- EXERCISE:
Please return exactly the run of lines that begins with the line containing "Rebuild this chart" and ends with the line containing "const thresholdLabels = ['4740", pictures excluded.

- ENTRIES SUPPLIED:
########

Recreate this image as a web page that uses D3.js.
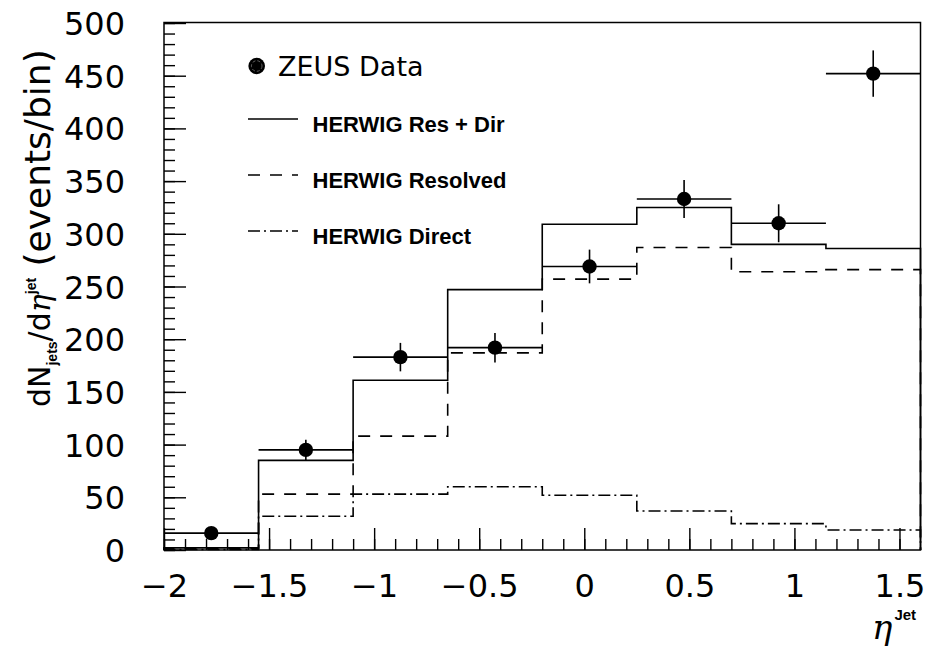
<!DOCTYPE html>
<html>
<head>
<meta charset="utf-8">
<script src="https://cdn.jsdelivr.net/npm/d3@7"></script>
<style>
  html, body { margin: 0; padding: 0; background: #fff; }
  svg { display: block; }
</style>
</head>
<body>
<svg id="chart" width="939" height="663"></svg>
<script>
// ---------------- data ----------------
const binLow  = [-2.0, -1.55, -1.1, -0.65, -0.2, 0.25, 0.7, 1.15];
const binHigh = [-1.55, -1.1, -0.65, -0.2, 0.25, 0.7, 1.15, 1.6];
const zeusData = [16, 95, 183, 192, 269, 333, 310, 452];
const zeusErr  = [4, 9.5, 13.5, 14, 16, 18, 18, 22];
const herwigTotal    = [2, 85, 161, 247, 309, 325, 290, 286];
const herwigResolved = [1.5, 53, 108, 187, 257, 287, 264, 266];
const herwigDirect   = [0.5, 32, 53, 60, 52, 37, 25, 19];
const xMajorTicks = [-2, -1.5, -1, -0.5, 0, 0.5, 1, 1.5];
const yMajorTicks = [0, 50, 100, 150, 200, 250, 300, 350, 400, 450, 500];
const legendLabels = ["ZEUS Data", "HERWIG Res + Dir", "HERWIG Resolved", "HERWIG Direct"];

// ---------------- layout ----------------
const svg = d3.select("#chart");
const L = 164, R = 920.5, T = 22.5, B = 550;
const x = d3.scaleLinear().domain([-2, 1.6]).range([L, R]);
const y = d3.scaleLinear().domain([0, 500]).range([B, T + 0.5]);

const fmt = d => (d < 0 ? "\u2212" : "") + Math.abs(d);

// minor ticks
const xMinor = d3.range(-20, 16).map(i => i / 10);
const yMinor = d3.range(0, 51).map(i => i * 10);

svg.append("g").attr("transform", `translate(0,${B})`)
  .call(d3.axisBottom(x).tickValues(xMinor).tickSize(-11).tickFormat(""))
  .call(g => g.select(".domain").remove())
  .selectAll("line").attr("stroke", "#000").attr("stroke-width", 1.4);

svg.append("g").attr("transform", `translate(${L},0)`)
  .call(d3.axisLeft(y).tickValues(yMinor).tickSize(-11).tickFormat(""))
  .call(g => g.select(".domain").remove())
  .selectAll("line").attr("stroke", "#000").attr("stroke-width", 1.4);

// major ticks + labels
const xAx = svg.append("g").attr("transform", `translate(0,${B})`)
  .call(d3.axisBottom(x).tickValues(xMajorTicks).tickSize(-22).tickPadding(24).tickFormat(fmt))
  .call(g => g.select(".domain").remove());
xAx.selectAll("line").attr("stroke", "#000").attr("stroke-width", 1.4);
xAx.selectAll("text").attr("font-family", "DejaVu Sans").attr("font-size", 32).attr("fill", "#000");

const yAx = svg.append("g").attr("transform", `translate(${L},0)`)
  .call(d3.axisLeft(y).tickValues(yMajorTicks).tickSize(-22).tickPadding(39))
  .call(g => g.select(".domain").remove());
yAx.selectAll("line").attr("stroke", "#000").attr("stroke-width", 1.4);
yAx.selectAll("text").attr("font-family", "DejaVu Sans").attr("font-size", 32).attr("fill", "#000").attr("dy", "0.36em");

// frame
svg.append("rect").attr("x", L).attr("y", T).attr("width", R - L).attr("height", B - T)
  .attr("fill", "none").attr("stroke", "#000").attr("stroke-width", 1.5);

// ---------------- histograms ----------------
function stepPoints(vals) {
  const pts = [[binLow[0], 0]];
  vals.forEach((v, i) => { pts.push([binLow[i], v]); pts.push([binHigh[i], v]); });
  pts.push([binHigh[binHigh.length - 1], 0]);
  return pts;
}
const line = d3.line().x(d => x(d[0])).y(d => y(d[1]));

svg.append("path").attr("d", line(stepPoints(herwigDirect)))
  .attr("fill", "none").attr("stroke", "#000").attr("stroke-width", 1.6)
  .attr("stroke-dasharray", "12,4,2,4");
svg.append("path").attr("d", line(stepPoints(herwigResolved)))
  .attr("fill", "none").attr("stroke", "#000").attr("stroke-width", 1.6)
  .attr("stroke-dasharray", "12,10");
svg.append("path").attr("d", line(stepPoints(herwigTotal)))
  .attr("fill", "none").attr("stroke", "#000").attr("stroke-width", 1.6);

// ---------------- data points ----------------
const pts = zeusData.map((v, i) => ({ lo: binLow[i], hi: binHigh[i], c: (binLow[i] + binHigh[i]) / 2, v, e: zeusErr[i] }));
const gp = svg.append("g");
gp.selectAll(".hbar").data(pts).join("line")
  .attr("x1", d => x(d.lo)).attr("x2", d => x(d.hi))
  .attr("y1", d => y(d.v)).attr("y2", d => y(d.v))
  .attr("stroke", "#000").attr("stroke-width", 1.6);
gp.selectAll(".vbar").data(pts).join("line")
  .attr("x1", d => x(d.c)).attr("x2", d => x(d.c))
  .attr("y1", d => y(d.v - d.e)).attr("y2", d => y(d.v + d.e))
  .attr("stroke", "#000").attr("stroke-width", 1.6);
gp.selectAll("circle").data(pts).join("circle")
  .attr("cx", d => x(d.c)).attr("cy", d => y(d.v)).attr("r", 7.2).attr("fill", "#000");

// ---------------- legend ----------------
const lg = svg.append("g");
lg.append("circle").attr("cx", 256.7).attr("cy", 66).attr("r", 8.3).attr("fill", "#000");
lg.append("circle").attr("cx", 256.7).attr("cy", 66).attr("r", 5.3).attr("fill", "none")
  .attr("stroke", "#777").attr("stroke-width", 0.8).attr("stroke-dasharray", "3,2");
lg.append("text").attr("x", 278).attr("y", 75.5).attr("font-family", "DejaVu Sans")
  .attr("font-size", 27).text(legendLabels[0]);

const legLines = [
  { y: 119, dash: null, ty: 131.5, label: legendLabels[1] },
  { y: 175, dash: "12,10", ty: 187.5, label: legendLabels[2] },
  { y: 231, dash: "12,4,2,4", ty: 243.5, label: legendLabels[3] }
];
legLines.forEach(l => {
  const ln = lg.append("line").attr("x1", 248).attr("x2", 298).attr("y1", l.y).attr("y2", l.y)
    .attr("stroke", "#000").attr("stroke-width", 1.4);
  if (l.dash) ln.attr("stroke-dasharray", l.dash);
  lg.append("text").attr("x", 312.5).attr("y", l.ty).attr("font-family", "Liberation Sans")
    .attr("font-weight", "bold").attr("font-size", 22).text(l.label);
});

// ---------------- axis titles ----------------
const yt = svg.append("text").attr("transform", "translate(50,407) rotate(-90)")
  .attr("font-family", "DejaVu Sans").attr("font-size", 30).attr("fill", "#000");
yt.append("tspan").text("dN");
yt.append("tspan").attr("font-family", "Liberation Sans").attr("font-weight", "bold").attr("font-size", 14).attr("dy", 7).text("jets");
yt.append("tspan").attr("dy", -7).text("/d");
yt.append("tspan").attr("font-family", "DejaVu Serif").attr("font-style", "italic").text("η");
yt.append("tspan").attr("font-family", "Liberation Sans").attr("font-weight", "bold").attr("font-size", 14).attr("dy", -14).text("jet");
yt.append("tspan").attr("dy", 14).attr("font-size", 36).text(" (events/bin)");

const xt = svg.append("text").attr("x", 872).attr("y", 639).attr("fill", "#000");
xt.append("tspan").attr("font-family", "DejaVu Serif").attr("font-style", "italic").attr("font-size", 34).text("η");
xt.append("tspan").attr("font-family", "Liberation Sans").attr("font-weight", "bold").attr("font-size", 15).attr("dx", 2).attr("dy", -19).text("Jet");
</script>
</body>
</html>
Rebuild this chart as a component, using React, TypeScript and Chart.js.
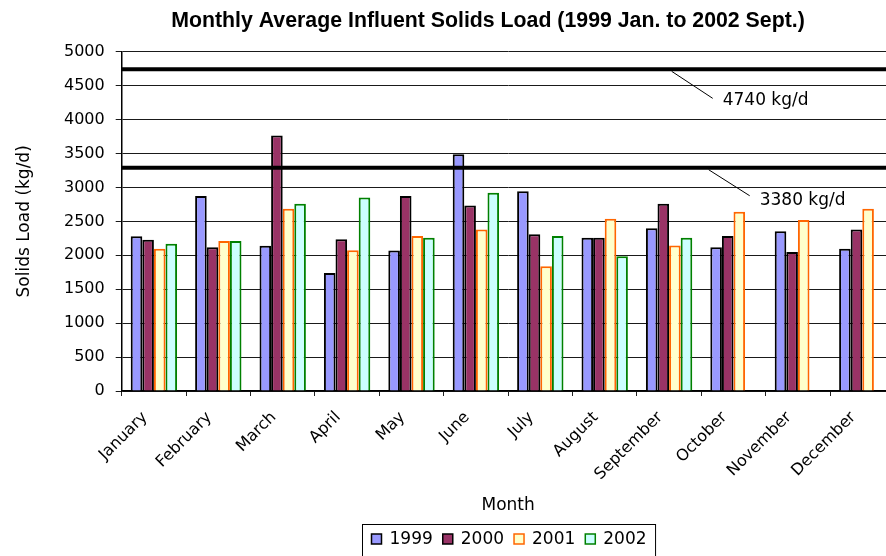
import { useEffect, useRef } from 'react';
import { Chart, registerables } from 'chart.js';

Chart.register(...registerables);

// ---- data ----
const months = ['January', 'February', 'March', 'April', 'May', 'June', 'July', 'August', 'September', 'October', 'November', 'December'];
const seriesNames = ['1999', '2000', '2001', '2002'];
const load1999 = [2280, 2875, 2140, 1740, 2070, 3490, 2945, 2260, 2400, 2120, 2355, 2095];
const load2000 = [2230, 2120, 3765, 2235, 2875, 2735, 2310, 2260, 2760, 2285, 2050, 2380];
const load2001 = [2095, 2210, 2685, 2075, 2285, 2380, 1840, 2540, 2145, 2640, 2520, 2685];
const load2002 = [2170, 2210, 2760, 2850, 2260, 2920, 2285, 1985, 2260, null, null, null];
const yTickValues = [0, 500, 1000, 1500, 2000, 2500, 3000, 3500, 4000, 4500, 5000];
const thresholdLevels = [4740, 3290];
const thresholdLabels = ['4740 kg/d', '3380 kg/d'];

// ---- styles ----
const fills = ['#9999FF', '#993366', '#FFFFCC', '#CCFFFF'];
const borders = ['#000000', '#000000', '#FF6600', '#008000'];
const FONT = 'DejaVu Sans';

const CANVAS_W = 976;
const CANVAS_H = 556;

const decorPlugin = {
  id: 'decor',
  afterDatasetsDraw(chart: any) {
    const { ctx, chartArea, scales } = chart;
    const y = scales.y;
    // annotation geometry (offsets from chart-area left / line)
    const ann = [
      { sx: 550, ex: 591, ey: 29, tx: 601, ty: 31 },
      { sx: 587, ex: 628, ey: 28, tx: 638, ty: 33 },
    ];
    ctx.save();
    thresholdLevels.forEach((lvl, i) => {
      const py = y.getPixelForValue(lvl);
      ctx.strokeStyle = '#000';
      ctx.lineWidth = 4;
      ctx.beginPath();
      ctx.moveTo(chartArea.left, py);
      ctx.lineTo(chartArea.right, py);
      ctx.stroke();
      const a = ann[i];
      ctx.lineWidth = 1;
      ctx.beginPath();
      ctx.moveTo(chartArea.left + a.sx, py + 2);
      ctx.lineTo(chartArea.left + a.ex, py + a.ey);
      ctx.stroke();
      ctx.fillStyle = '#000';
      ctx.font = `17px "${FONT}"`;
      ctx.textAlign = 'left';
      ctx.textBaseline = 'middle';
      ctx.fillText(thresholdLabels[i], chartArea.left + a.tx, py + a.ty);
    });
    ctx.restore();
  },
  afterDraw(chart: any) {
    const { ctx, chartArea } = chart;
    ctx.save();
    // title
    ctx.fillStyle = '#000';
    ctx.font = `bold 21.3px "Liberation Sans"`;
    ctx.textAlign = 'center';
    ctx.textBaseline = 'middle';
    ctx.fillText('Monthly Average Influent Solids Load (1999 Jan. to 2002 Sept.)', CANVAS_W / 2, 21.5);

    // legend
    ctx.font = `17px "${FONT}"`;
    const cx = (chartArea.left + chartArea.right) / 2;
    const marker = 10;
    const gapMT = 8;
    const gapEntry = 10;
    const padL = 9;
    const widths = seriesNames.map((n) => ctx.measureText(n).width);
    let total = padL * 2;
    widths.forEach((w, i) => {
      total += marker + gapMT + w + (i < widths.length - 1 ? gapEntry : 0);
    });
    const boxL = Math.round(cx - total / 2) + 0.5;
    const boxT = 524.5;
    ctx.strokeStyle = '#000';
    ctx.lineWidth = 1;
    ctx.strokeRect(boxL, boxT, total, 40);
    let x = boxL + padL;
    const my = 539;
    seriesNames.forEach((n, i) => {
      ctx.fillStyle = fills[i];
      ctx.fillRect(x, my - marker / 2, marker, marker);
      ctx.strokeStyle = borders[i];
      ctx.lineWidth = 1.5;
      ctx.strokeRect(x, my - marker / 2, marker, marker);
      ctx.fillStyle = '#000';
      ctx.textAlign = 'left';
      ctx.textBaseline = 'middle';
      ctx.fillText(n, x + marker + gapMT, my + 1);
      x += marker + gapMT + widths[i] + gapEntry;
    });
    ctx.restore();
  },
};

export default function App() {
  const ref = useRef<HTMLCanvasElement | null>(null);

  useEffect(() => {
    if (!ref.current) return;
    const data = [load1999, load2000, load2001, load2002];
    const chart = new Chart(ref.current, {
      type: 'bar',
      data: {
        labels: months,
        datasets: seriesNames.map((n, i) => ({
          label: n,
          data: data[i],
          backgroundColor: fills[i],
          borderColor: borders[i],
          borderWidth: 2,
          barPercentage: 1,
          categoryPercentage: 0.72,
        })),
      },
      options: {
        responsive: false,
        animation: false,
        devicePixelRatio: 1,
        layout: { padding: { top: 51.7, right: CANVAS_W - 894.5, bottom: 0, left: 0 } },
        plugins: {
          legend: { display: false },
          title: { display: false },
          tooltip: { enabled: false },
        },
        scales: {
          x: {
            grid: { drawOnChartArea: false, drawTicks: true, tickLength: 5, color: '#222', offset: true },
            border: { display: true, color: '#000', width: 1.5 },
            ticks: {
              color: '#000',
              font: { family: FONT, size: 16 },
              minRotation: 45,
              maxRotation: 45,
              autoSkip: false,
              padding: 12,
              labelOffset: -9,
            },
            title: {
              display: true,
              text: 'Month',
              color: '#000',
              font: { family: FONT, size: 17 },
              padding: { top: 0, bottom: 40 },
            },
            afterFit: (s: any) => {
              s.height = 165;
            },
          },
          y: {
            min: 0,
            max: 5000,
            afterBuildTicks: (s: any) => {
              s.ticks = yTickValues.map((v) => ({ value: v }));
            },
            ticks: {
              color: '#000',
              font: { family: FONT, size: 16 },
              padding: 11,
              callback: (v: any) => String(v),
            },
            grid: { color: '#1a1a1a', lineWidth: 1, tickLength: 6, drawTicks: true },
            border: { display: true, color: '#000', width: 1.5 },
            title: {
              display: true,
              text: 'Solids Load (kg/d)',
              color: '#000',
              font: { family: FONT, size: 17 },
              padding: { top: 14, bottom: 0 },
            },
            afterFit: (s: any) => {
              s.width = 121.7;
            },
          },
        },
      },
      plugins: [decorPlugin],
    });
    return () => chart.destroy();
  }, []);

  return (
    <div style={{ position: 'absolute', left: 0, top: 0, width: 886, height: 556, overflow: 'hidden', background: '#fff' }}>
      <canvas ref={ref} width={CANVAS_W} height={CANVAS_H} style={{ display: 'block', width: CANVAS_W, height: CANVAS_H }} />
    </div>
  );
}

########

- RESPONSE BELOW:
Rebuild this chart as a component, using React, TypeScript and Chart.js.
import { useEffect, useRef } from 'react';
import { Chart, registerables } from 'chart.js';

Chart.register(...registerables);

// ---- data ----
const months = ['January', 'February', 'March', 'April', 'May', 'June', 'July', 'August', 'September', 'October', 'November', 'December'];
const seriesNames = ['1999', '2000', '2001', '2002'];
const load1999 = [2280, 2875, 2140, 1740, 2070, 3490, 2945, 2260, 2400, 2120, 2355, 2095];
const load2000 = [2230, 2120, 3765, 2235, 2875, 2735, 2310, 2260, 2760, 2285, 2050, 2380];
const load2001 = [2095, 2210, 2685, 2075, 2285, 2380, 1840, 2540, 2145, 2640, 2520, 2685];
const load2002 = [2170, 2210, 2760, 2850, 2260, 2920, 2285, 1985, 2260, null, null, null];
const yTickValues = [0, 500, 1000, 1500, 2000, 2500, 3000, 3500, 4000, 4500, 5000];
const thresholdLevels = [4740, 3290];
const thresholdLabels = ['4740 kg/d', '3380 kg/d'];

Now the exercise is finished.